Henry Markram, neuroscientist and coordinator of the Human Brain Project (HBP), during a press conference at the Ecole Polytechnique Federale de Lausanne (EPFL) in Lausanne, Switzerland, on Oct 7, 2013.

By digitally recreating the brain, scientists are hoping to better understand the process by which genetic disabilities and diseases influence neurological processes. For example, medicine can explain that Fragile X syndrome is a gene mutation that leads to autism, but we don’t understand how it actually causes the disability.

“We know a lot about genetics and a lot about high-level cognitive processes,” says Hill. “What we’re missing is the link between the two. How do you go from genes to behavior? That’s the huge challenge.”

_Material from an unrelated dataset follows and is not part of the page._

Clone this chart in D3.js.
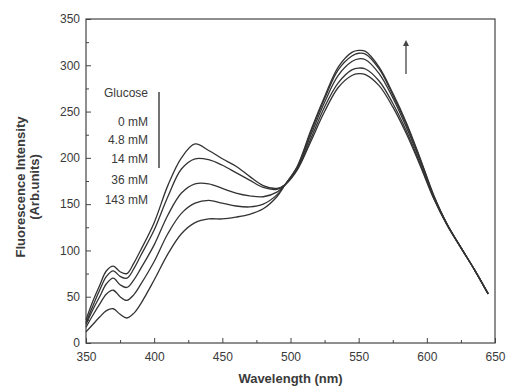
<!DOCTYPE html>
<html>
<head>
<meta charset="utf-8">
<script src="https://cdn.jsdelivr.net/npm/d3@7"></script>
<style>
  body { margin: 0; background: #fff; }
  text { font-family: "Liberation Sans", Arial, sans-serif; fill: #3a3a3a; }
</style>
</head>
<body>
<div id="chart"></div>
<script>
const wavelengths = [350, 355, 360, 365, 370, 375, 380, 385, 390, 400, 410, 420, 430, 440, 450, 460, 470, 480, 490, 496, 505, 515, 525, 535, 545, 550, 555, 565, 575, 585, 595, 605, 615, 625, 635, 645]

const glucose0 = [25, 45, 62, 78, 83, 77, 75, 86, 100, 130, 170, 200, 215, 208, 199, 191, 180, 170, 167, 171, 187, 218, 250, 276, 289, 291, 290, 278, 255, 226, 192, 156, 127, 103, 79, 53]
const glucose48 = [22, 40, 57, 72, 78, 72, 70, 80, 94, 122, 158, 188, 199, 198, 192, 184, 176, 168, 166, 171, 188, 221, 255, 281, 295, 297, 296, 283, 259, 229, 194, 157, 127, 103, 79, 53]
const glucose14 = [20, 36, 50, 64, 70, 63, 60, 68, 80, 106, 138, 162, 172, 172, 167, 162, 159, 158, 163, 171, 189, 225, 260, 289, 304, 307, 306, 291, 265, 233, 197, 158, 128, 103, 79, 53]
const glucose36 = [17, 30, 42, 53, 57, 50, 46, 52, 63, 88, 118, 140, 151, 154, 151, 148, 147, 150, 160, 171, 190, 228, 264, 295, 310, 313, 312, 296, 268, 236, 199, 159, 128, 103, 79, 53]
const glucose143 = [12, 20, 28, 35, 37, 31, 27, 32, 42, 68, 96, 118, 130, 134, 134, 136, 139, 145, 158, 171, 191, 230, 266, 298, 314, 316, 315, 298, 270, 238, 200, 160, 128, 103, 79, 53]

const seriesNames = ['0 mM', '4.8 mM', '14 mM', '36 mM', '143 mM']
const seriesValues = [glucose0, glucose48, glucose14, glucose36, glucose143]

const xTicks = [350, 400, 450, 500, 550, 600, 650]
const yTicks = [0, 50, 100, 150, 200, 250, 300, 350]

const fullWidth = 506,
  fullHeight = 388,
  margin = { top: 19, right: 11, bottom: 45, left: 86 },
  width = fullWidth - margin.left - margin.right,
  height = fullHeight - margin.top - margin.bottom

const svg = d3.select('#chart')
  .append('svg')
    .attr('width', fullWidth)
    .attr('height', fullHeight)

const g = svg.append('g')
  .attr('transform', `translate(${margin.left}, ${margin.top})`)

const xScale = d3.scaleLinear().domain([350, 650]).range([0, width])
const yScale = d3.scaleLinear().domain([0, 350]).range([height, 0])

// frame
g.append('rect')
  .attr('width', width)
  .attr('height', height)
  .attr('fill', 'none')
  .attr('stroke', '#444')
  .attr('stroke-width', 1.2)

// minor ticks (inward)
g.append('g')
  .attr('transform', `translate(0, ${height})`)
  .call(d3.axisBottom(xScale).tickValues(d3.range(375, 650, 50)).tickSize(-3).tickFormat(''))
  .call(thinAxis)
g.append('g')
  .call(d3.axisLeft(yScale).tickValues(d3.range(25, 350, 50)).tickSize(-3).tickFormat(''))
  .call(thinAxis)

// major ticks + labels
g.append('g')
  .attr('transform', `translate(0, ${height})`)
  .call(d3.axisBottom(xScale).tickValues(xTicks).tickSize(-5).tickPadding(9))
  .call(thinAxis)
g.append('g')
  .call(d3.axisLeft(yScale).tickValues(yTicks).tickSize(-5).tickPadding(6))
  .call(thinAxis)

const line = d3.line()
  .x((d, i) => xScale(wavelengths[i]))
  .y(d => yScale(d))
  .curve(d3.curveCatmullRom)

g.selectAll('.spectrum')
  .data(seriesValues)
  .enter()
  .append('path')
    .attr('class', 'spectrum')
    .attr('d', line)
    .attr('fill', 'none')
    .attr('stroke', '#333')
    .attr('stroke-width', 1.3)

// legend
const legend = svg.append('g').attr('font-size', 12)
legend.append('text')
  .attr('x', 148).attr('y', 97)
  .attr('text-anchor', 'end')
  .text('Glucose')
legend.selectAll('.lab')
  .data(seriesNames)
  .enter()
  .append('text')
    .attr('class', 'lab')
    .attr('x', 148)
    .attr('y', (d, i) => [126, 144, 163, 184, 204][i])
    .attr('text-anchor', 'end')
    .text(d => d)
legend.append('line')
  .attr('x1', 159).attr('x2', 159)
  .attr('y1', 92).attr('y2', 168)
  .attr('stroke', '#444').attr('stroke-width', 1.5)

// arrow near the 550 nm band
svg.append('line')
  .attr('x1', 406).attr('x2', 406)
  .attr('y1', 74).attr('y2', 44)
  .attr('stroke', '#444').attr('stroke-width', 1.3)
svg.append('path')
  .attr('d', 'M403,46 L406,40 L409,46 Z')
  .attr('fill', '#444')

// axis titles
svg.append('text')
  .attr('x', margin.left + width / 2)
  .attr('y', 383)
  .attr('text-anchor', 'middle')
  .attr('font-size', 13)
  .attr('font-weight', 'bold')
  .text('Wavelength (nm)')

const yTitle = svg.append('text')
  .attr('transform', 'translate(0, 187) rotate(-90)')
  .attr('text-anchor', 'middle')
  .attr('font-size', 13)
  .attr('font-weight', 'bold')
yTitle.append('tspan').attr('x', 0).attr('y', 25).text('Fluorescence Intensity')
yTitle.append('tspan').attr('x', 0).attr('y', 39).text('(Arb.units)')

function thinAxis (sel) {
  sel.selectAll('.domain').remove()
  sel.selectAll('line').attr('stroke', '#444').attr('stroke-width', 1)
  sel.selectAll('text').attr('font-size', 12).attr('font-family', '"Liberation Sans", Arial, sans-serif').attr('fill', '#3a3a3a')
}
</script>
</body>
</html>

While the U.S. National Institutes of Health has its own brain-mapping project on the other side of the Atlantic, the Europeans have the ambitious goal to design a supercomputer that’s capable of conducting a full-scale simulation of the most complex organ in the body. Such a machine with the requisite processing power to simulate the brain doesn’t even exist yet.

The Human Brain Project is teaming up with manufacturers developing exascale computers, which will be around 1,000 times more powerful than today’s top-of-the-line supercomputers. The first exascale machines are expected to be ready by 2019, and the brain project plans to procure one around 2023. The supercomputer will be the project’s legacy — a system that’s open to scientists to help advance medicine by identifying potential treatments based on clinical data rather than symptoms.

“If you take Alzheimer’s, symptom-based treatment can fail to account for the different types of the disease,” Hill says. “We want to use the data out there to allow more targeted, personalized treatment.”